After financial liabilities (like debt) have been met, the widow, widower or surviving civil partner is entitled to 'prior rights'. The surviving partner is entitled to the dwelling of the deceased (if the house is worth less than £300,000) or, where the house is worth more than that, they are entitled to the house up to the value of £300,000. On top of this, they are entitled to furnishings in the house up to the value of £24,000. They are also allowed the first £42,000 (if the deceased had children) or first £75,000 (if the deceased had no descendants) of the estate. Prior rights are the first claim on the estate, ahead of legal rights, when the deceased dies intestate.

Legal Rights

Surviving spouses or civil partners and children are entitled to legal rights to the movable estate of the deceased.The surviving spouse is entitled to one-third of the deceased's movable estate (if the deceased has living descendants) or one-half if they do.Similarly, the children of the deceased are collectively entitled to one-third of the movable estate (if there are no surviving spouses) or one-half, if there is still a surviving spouse.

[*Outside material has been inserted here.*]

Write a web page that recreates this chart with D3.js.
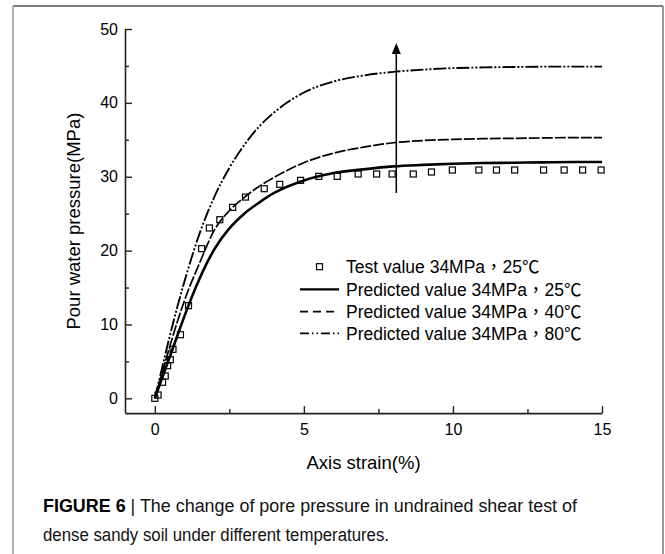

Where the children have died before their parents, and they have children themselves, their share of the movable estate is transferred to their children (ie the deceased's grandchildren) by the principle of 'representation'.

Valid Wills

Where the deceased has left a valid will, prior rights do not apply. However, legal rights still apply to spouses or children--but if they are named in the will, too, they must choose between claiming legal rights or claiming what is left to them in the will. For example, if a man dies leaving his wife a bequest of £2,000 in his will, she can choose to accept it or claim one-third or one-half of his movable estate as is her legal right.